This project implements a complete multiclass sentiment analysis pipeline using Amazon product reviews. The objective is to classify customer reviews into three sentiment categories: Negative, Neutral, and Positive. The project is designed to demonstrate a structured and reproducible NLP workflow, combining traditional text processing techniques with supervised machine learning models.
The workflow begins with data cleaning and preprocessing of raw review text, followed by feature extraction using TF-IDF vectorization. Multiple baseline approaches are explored, including lexicon-based sentiment scoring, and a stronger machine learning baseline using XGBoost for multiclass classification.
To ensure reliable and unbiased performance estimation, the project applies nested cross-validation, where inner folds are used for hyperparameter tuning and outer folds are used for model evaluation.

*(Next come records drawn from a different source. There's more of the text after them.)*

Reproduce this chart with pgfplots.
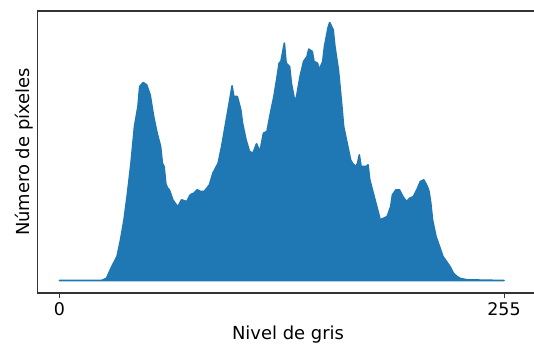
\documentclass[border=0pt]{standalone}
\usepackage{pgfplots}
\pgfplotsset{compat=1.18}
\usepackage{fontspec}
\setmainfont{DejaVu Sans}
\definecolor{histblue}{HTML}{1F77B4}

\begin{document}
\begin{tikzpicture}[x=1bp,y=1bp]
\useasboundingbox (0,0) rectangle (534,345);
\begin{axis}[
  at={(37.5bp,52bp)}, anchor=south west,
  width=501bp, height=282bp, scale only axis,
  xmin=-12.63, xmax=274.8,
  ymin=-37.5, ymax=808.5,
  xtick={0,255}, ytick=\empty,
  xtick pos=bottom,
  tick align=outside, major tick length=5bp,
  xtick style={black!80, line width=1bp},
  axis line style={black!80, line width=1.1bp},
  tick label style={font=\fontsize{17.5}{20}\selectfont},
  xticklabel style={yshift=-1.5bp},
  /pgf/number format/assume math mode=true,
  xlabel={Nivel de gris}, ylabel={Número de píxeles},
  label style={font=\fontsize{18}{21}\selectfont},
  xlabel style={at={(axis description cs:0.5,0)}, anchor=base, yshift=-46.3bp},
  ylabel style={at={(axis description cs:0,0.5)}, anchor=base, yshift=8.2bp},
]
% grey-level histogram, counts in arbitrary units
\addplot[fill=histblue, draw=histblue, line width=1.6bp, line join=round] coordinates {
(0,0) (24,0) (25,2) (27,7) (30,42) (33,72) (35,122) (37,182) (39,262) (41,352)
(43,462) (45,522) (46,582) (48,594) (50,587) (52,557) (54,492) (56,442) (58,402)
(59,352) (60,342) (61,290) (62,277) (63,272) (65,242) (67,227) (68,222) (70,242)
(73,237) (75,257) (77,262) (79,272) (81,267) (83,267) (86,287) (88,322) (91,352)
(93,402) (95,462) (97,522) (99,584) (100,552) (102,552) (104,512) (105,472)
(107,422) (109,387) (111,382) (113,410) (115,387) (117,442) (119,447) (121,502)
(123,552) (125,617) (126,652) (127,657) (129,712) (130,652) (132,642) (133,592)
(135,537) (136,552) (138,612) (140,657) (142,672) (143,694) (145,687) (146,657)
(148,652) (149,632) (151,657) (152,702) (154,757) (155,774) (157,752) (158,702)
(160,632) (162,522) (163,462) (165,412) (167,362) (168,352) (170,342) (171,352)
(172,377) (173,342) (174,342) (176,342) (177,347) (178,302) (180,262) (182,222)
(184,182) (186,187) (188,192) (190,222) (191,257) (193,272) (195,272) (197,252)
(199,237) (201,247) (203,252) (205,272) (207,297) (209,302) (211,282) (212,267)
(213,232) (214,182) (216,132) (218,102) (220,72) (222,57) (224,42) (226,22)
(228,12) (230,6) (234,2) (255,0)
} \closedcycle;
\end{axis}
\end{tikzpicture}
\end{document}
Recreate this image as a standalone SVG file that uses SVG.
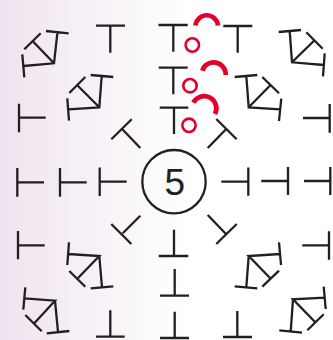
<svg xmlns="http://www.w3.org/2000/svg" width="333" height="340" viewBox="0 0 333 340">
<style>
.k{fill:none;stroke:#231f20;stroke-width:2.3}
.r{fill:none;stroke:#e4002b}
.c{stroke-width:2.6}
.a{stroke-width:4.7}
text{font-family:"Liberation Sans",Arial,sans-serif;font-size:37px;fill:#231f20;text-anchor:middle}
</style>
<defs>
<linearGradient id="bg" x1="0" x2="1" y1="0" y2="0">
<stop offset="0" stop-color="#efe4ef"/>
<stop offset="1" stop-color="#ffffff"/>
</linearGradient>
</defs>
<rect width="333" height="340" fill="#ffffff"/>
<rect width="189" height="340" fill="url(#bg)"/>
<g id="connectors" class="k">
<path d="M96 25.7H125M110.3 25.7V52.7"/>
<path d="M158.5 25H187.7M173.3 25V51.7"/>
<path d="M158.7 67.7H187.7M173.3 67.7V94.3"/>
<path d="M159.7 107.7H188.3M174 107.7V134"/>
<path d="M223.3 26H252.3M237.7 26V52.7"/>
<path d="M19 103.7V132.3M19 117.7H45.7"/>
<path d="M329.7 104V132.7M303 118H329.7"/>
<path d="M111.3 139.3L131.7 119.3M122.3 129.3L140.3 148"/>
<path d="M216.3 119L236.7 139.3M207.7 148L226.3 129"/>
<path d="M17.3 168V196.7M17.3 182.3H44"/>
<path d="M60 168V196.7M60 182.3H86.7"/>
<path d="M99.7 167.5V196M99.7 181.7H126.7"/>
<path d="M221.3 181.7H248.3M248.3 167.5V195.7"/>
<path d="M261.3 181H288M288 167V195"/>
<path d="M304 181H330.3M330.3 167V195"/>
<path d="M18 231V259.3M18 245.3H44.7"/>
<path d="M302.3 245.3H329M329 231.3V259.7"/>
<path d="M111.3 224L131.3 244M122.7 233.3L140.3 215.7"/>
<path d="M207.7 215L226 234M216.3 244L236.7 224"/>
<path d="M174 229.7V256M158.7 256H188.3"/>
<path d="M174.7 269V295.7M160 295.7H189"/>
<path d="M174.7 311.7V338M160 338H189"/>
<path d="M110.3 310.3V336.7M96 336.7H124.7"/>
<path d="M237.3 311V337M223 337H252"/>
<path d="M46 31L68.7 33.3M57.5 32L54 63.3L23.5 66M22.3 54.3L24.3 77.3M54 63.3L33.3 41.7M24.3 49.3L40.7 33.3"/>
<path d="M90.7 75L113.3 77M101.7 76L99.3 107.3L68.3 109.3M67.3 98.3L69 120.7M99.3 107.3L77.3 85.3M69.3 93L85.3 77"/>
<path d="M278.7 32L301 30M289.7 31L292 62.3L324 65M324.7 53.3L323 76.3M292 62.3L314 40.7M306.3 32.3L322.7 48.7"/>
<path d="M234.7 77L257.3 75M246.3 76L248.7 107.3L280.3 109.3M281.3 98.7L279 121M248.7 107.3L270.3 85.3M262.3 77L279 93.3"/>
<path d="M69 242.3L67.3 265M68.3 254L99.3 256L77.3 278.7M69.3 271L85.3 286.7M99.3 256L102 287.3M90.7 288.3L113.3 286.3"/>
<path d="M25.3 287.3L23.3 309.7M24.3 298.3L55 300.7L34.3 323.3M25.3 315L41.7 331.3M55 300.7L58 332M46.7 333.3L69.3 331"/>
<path d="M279 242.3L281 265M280 254L248.7 256L270.3 278.3M262.3 286.7L279 270.7M248.7 256L246.3 287.3M234.7 286.3L257.3 288.3"/>
<path d="M323.7 286.7L325.7 309M324.7 297.7L293 299.3L315.3 322.3M307.3 330.3L323.7 314.3M293 299.3L290.7 331.7M279.3 330.3L302 332.7"/>
</g>
<g id="marks" class="r">
<circle class="c" cx="192.3" cy="45" r="6.7"/>
<circle class="c" cx="190" cy="85.7" r="6.7"/>
<circle class="c" cx="189" cy="125.3" r="6.7"/>
<path class="a" d="M195.5 25.5A11.3 11.3 0 0 1 218 25.5"/>
<path class="a" d="M202.3 70.7A12 12 0 0 1 225.7 75"/>
<path class="a" d="M193.3 102.7A12.2 12.2 0 0 1 215 114"/>
</g>
<g id="node-5">
<circle cx="174" cy="181.7" r="31.7" fill="none" stroke="#231f20" stroke-width="2.3"/>
<text x="174.7" y="195">5</text>
</g>
</svg>
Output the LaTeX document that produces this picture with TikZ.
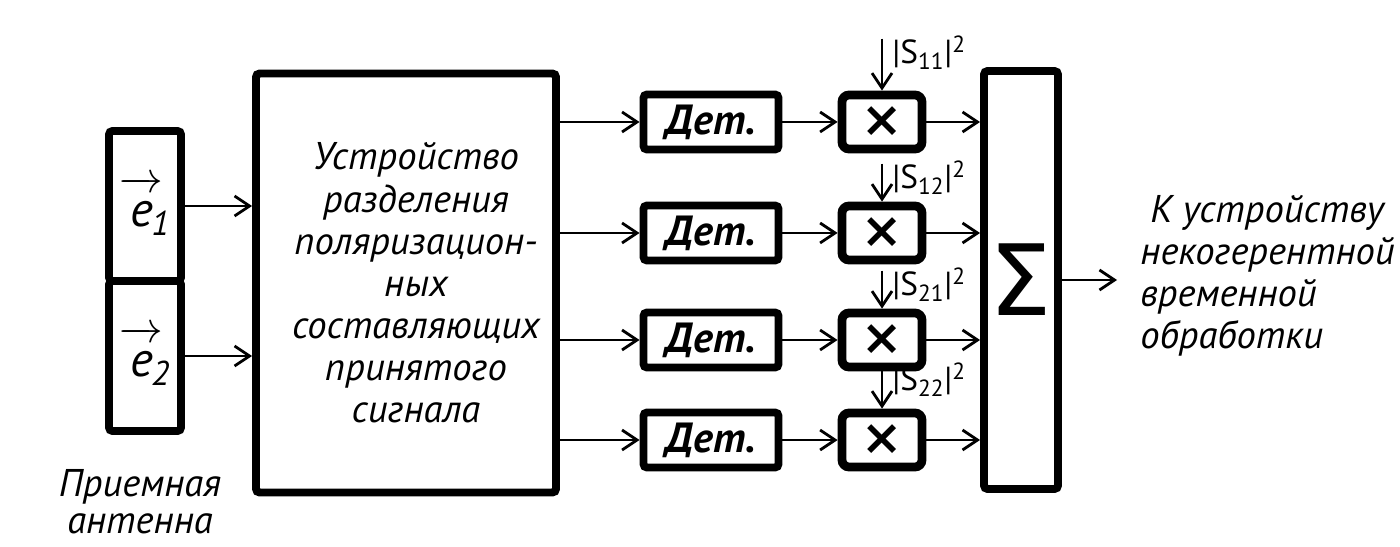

Model performance is assessed using industry-standard metrics such as accuracy, precision, recall, F1-macro score, confusion matrices, and ROC-AUC (where applicable).
This project emphasizes good machine learning practices such as proper label encoding, stratified sampling, cross-validation, and clear separation of training and evaluation logic. The code is written in a modular and readable manner, making it suitable for academic submissions as well as real-world NLP applications.
Overall, this repository serves as a strong example of how classical NLP methods can be systematically applied, evaluated, and compared for sentiment classification tasks on large-scale text data.
- Multiclass sentiment classification (Negative / Neutral / Positive)
- Text preprocessing and feature engineering using TF-IDF
- Nested cross-validation for robust model evaluation
- Hyperparameter tuning with GridSearchCV
- XGBoost-based multiclass classification
- Comprehensive evaluation using multiple performance metrics
- Reproducible and well-structured Jupyter Notebook workflow
- Python
- pandas, numpy
- scikit-learn
- XGBoost
- Natural Language Processing (NLP)
- Jupyter Notebook
- Customer review sentiment analysis
- Product feedback monitoring
- Business intelligence and customer insights
- Benchmarking NLP classification models